Global navigation satellite systems (GNSSs) can deliver very good position estimates under optimum conditions. However, in urban and indoor scenarios positioning with GNSS is often impossible. On the other hand, cellular wireless communication systems, e.g., the new, orthogonal frequency division multiplexing (OFDM) based third generation partnership project's long-term evolution (3GPP-LTE), provide excellent coverage in urban and most indoor environments. Thus, this paper researches timing based positioning algorithms for OFDM using time difference of arrival (TDOA) measurements and the 3GPP-LTE signals. Therefore, it introduces synchronization, TDOA estimation, and signal-to-noise ratio (SNR) estimation algorithms.

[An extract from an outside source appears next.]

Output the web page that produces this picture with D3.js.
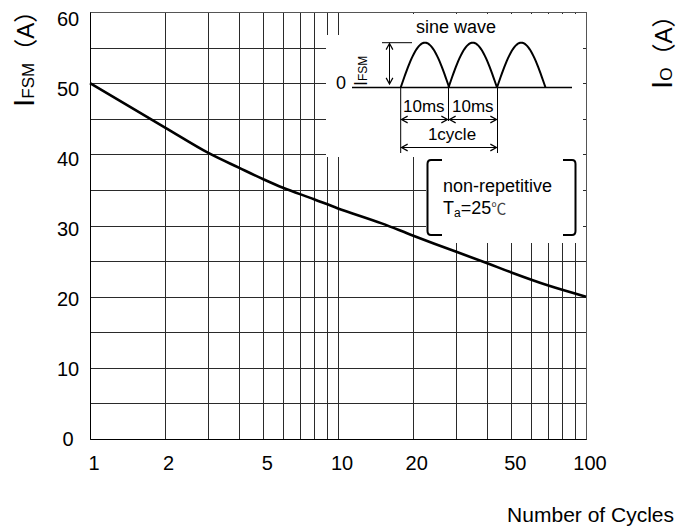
<!DOCTYPE html>
<html>
<head>
<meta charset="utf-8">
<script src="https://cdn.jsdelivr.net/npm/d3@7"></script>
<style>
  body { margin: 0; background: #fff; }
  text { font-family: "Liberation Sans", Arial, "Noto Sans CJK SC", sans-serif; fill: #000; }
</style>
</head>
<body>
<div id="chart"></div>
<script>
// surge current vs number of cycles
var cycles = [1, 2, 3, 4, 5, 6, 8, 10, 15, 20, 30, 40, 50, 70, 100];
var ifsm   = [50, 43.8, 40.2, 38.1, 36.5, 35.3, 33.7, 32.4, 30.3, 28.6, 26.3, 24.7, 23.4, 21.6, 20];

var xTickLabels = [1, 2, 5, 10, 20, 50, 100];
var xGridLines  = [2, 3, 4, 5, 6, 7, 8, 9, 10, 20, 30, 40, 50, 60, 70, 80, 90];
var yTickLabels = [0, 10, 20, 30, 40, 50, 60];
var yGridLines  = [5, 10, 15, 20, 25, 30, 35, 40, 45, 50, 55];

var W = 677, H = 531;
var svg = d3.select("#chart").append("svg")
    .attr("width", W)
    .attr("height", H);

var x = d3.scaleLog().domain([1, 100]).range([90, 586]);
var y = d3.scaleLinear().domain([0, 60]).range([439, 12]);
// the printed labels drift a little from the grid
var yLab = d3.scaleLinear().domain([0, 60]).range([446, 26]);

function px(v) { return Math.round(v) + 0.5; }

var gridCol = "#2a2a2a";

// grid
svg.append("g").selectAll("line").data(xGridLines).enter().append("line")
    .attr("x1", function(d) { return px(x(d)); })
    .attr("x2", function(d) { return px(x(d)); })
    .attr("y1", y(60)).attr("y2", y(0))
    .attr("stroke", gridCol).attr("stroke-width", 1);

svg.append("g").selectAll("line").data(yGridLines).enter().append("line")
    .attr("x1", x(1)).attr("x2", x(100))
    .attr("y1", function(d) { return px(y(d)); })
    .attr("y2", function(d) { return px(y(d)); })
    .attr("stroke", gridCol).attr("stroke-width", 1);

// white patches behind the inset and the note
svg.append("rect").attr("x", 326).attr("y", 35).attr("width", 257).attr("height", 122).attr("fill", "#fff");
svg.append("rect").attr("x", 343).attr("y", 14).attr("width", 240).attr("height", 22).attr("fill", "#fff");
svg.append("rect").attr("x", 426).attr("y", 157).attr("width", 157).attr("height", 86).attr("fill", "#fff");

// frame
svg.append("rect")
    .attr("x", px(x(1))).attr("y", px(y(60)))
    .attr("width", Math.round(x(100)) - Math.round(x(1)))
    .attr("height", Math.round(y(0)) - Math.round(y(60)))
    .attr("fill", "none").attr("stroke", "#555").attr("stroke-width", 1);
svg.append("line").attr("x1", px(x(1))).attr("x2", px(x(100)))
    .attr("y1", px(y(0))).attr("y2", px(y(0))).attr("stroke", "#000");
svg.append("line").attr("x1", px(x(1))).attr("x2", px(x(1)))
    .attr("y1", px(y(60))).attr("y2", px(y(0))).attr("stroke", "#000");

// curve
var line = d3.line()
    .x(function(d, i) { return x(cycles[i]); })
    .y(function(d) { return y(d); })
    .curve(d3.curveCatmullRom.alpha(0.5));

svg.append("path")
    .attr("d", line(ifsm))
    .attr("fill", "none")
    .attr("stroke", "#000")
    .attr("stroke-width", 2.6);

// tick labels
svg.append("g").selectAll("text").data(yTickLabels).enter().append("text")
    .attr("x", 68).attr("y", function(d) { return yLab(d); })
    .attr("text-anchor", "middle")
    .style("font-size", "20px")
    .text(function(d) { return d; });

svg.append("g").selectAll("text").data(xTickLabels).enter().append("text")
    .attr("x", function(d) { return x(d) + 4; }).attr("y", 470)
    .attr("text-anchor", "middle")
    .style("font-size", "20px")
    .text(function(d) { return d; });

svg.append("text")
    .attr("x", 674).attr("y", 522)
    .attr("text-anchor", "end")
    .style("font-size", "21px")
    .text("Number of Cycles");

// axis titles (left one and the cut-off one of the next chart)
function ampTitle(tx, ty, sub) {
  var t = svg.append("text")
      .attr("transform", "translate(" + tx + "," + ty + ") rotate(-90)");
  t.append("tspan").style("font-size", "30px").text("I");
  t.append("tspan").style("font-size", "17px").text(sub);
  t.append("tspan").style("font-size", "24px").text("（A）");
}
ampTitle(34, 107, "FSM");
ampTitle(672, 89, "O");

// inset: sine wave sketch
var inset = svg.append("g");
var base = 87.5, peak = 42.7;
var humps = [400.7, 448.5, 497];
var humpW = 48.5;

inset.append("text").attr("x", 456).attr("y", 33)
    .attr("text-anchor", "middle").style("font-size", "18px").text("sine wave");

var hump = d3.line().x(function(d) { return d[0]; }).y(function(d) { return d[1]; });
humps.forEach(function(x0) {
  var pts = d3.range(0, 41).map(function(k) {
    var t = k / 40;
    return [x0 + t * humpW, base - (base - peak) * Math.sin(Math.PI * t)];
  });
  inset.append("path").attr("d", hump(pts))
      .attr("fill", "none").attr("stroke", "#000").attr("stroke-width", 2);
});

inset.append("line").attr("x1", 352).attr("x2", 572).attr("y1", base).attr("y2", base)
    .attr("stroke", "#000").attr("stroke-width", 1.4);
inset.append("line").attr("x1", 382).attr("x2", 412).attr("y1", peak).attr("y2", peak)
    .attr("stroke", "#000").attr("stroke-width", 1);

// drop lines under the humps
[[400.7, 153], [448.5, 121], [497.5, 153]].forEach(function(d) {
  inset.append("line").attr("x1", d[0]).attr("x2", d[0]).attr("y1", base).attr("y2", d[1])
      .attr("stroke", "#000").attr("stroke-width", 1);
});

function arrow(x1, y1, x2, y2) {
  inset.append("line").attr("x1", x1).attr("y1", y1).attr("x2", x2).attr("y2", y2)
      .attr("stroke", "#000").attr("stroke-width", 1);
  var a = Math.atan2(y2 - y1, x2 - x1), L = 7, s = 0.5;
  [[x1, y1, a], [x2, y2, a + Math.PI]].forEach(function(e) {
    var p = "M" + (e[0] + L * Math.cos(e[2] - s)) + "," + (e[1] + L * Math.sin(e[2] - s)) +
            "L" + e[0] + "," + e[1] +
            "L" + (e[0] + L * Math.cos(e[2] + s)) + "," + (e[1] + L * Math.sin(e[2] + s));
    inset.append("path").attr("d", p).attr("fill", "none").attr("stroke", "#000").attr("stroke-width", 1.2);
  });
}
arrow(389.5, 43.5, 389.5, 84);
arrow(401.5, 119.5, 447.5, 119.5);
arrow(449.5, 119.5, 496.5, 119.5);
arrow(401.5, 147.5, 496.5, 147.5);

inset.append("text").attr("x", 403).attr("y", 112).style("font-size", "17px").text("10ms");
inset.append("text").attr("x", 452).attr("y", 112).style("font-size", "17px").text("10ms");
inset.append("text").attr("x", 452).attr("y", 140).attr("text-anchor", "middle")
    .style("font-size", "17px").text("1cycle");

inset.append("text").attr("x", 346).attr("y", 89).attr("text-anchor", "end")
    .style("font-size", "18px").text("0");
var it = inset.append("text").attr("transform", "translate(367,86) rotate(-90)");
it.append("tspan").style("font-size", "18px").text("I");
it.append("tspan").style("font-size", "12px").text("FSM");

// note in brackets
var note = svg.append("g");
note.append("path")
    .attr("d", "M442,160 L431,160 Q427.5,160 427.5,164 L427.5,231 Q427.5,235 431,235 L442,235")
    .attr("fill", "none").attr("stroke", "#000").attr("stroke-width", 2);
note.append("path")
    .attr("d", "M563,160 L572,160 Q575.5,160 575.5,164 L575.5,231 Q575.5,235 572,235 L563,235")
    .attr("fill", "none").attr("stroke", "#000").attr("stroke-width", 2);
note.append("text").attr("x", 443).attr("y", 192).style("font-size", "18px").text("non-repetitive");
var ta = note.append("text").attr("x", 443).attr("y", 214).style("font-size", "18px");
ta.append("tspan").text("T");
ta.append("tspan").style("font-size", "12px").attr("dy", 3).text("a");
ta.append("tspan").attr("dy", -3).text("=25");
ta.append("tspan").style("font-family", "'Noto Sans CJK SC'").style("font-size", "15px")
    .style("fill", "#444").text("℃");
</script>
</body>
</html>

To solve the navigation equation for TDOA, this paper considers the static Gauss-Newton algorithm, positioning Kalman filter and particle filter. Further, this paper derives new Cramer-Rao lower bounds (CRLBs) to analyze the obtained algorithms. First, new CRLBs are derived for TDOA estimation and pairwise synchronized or fully synchronized transmitters. Afterwards, static and novel dynamic recursive Bayesian CRLBs are derived for position estimation. The CRLBs are compared to real estimated TDOAs and positions. Improvements of the positioning algorithms are still possible compared to the CRLBs. Nevertheless, this paper demonstrates that indoor positioning with TDOAs from OFDM based on 3GPP-LTE is possible.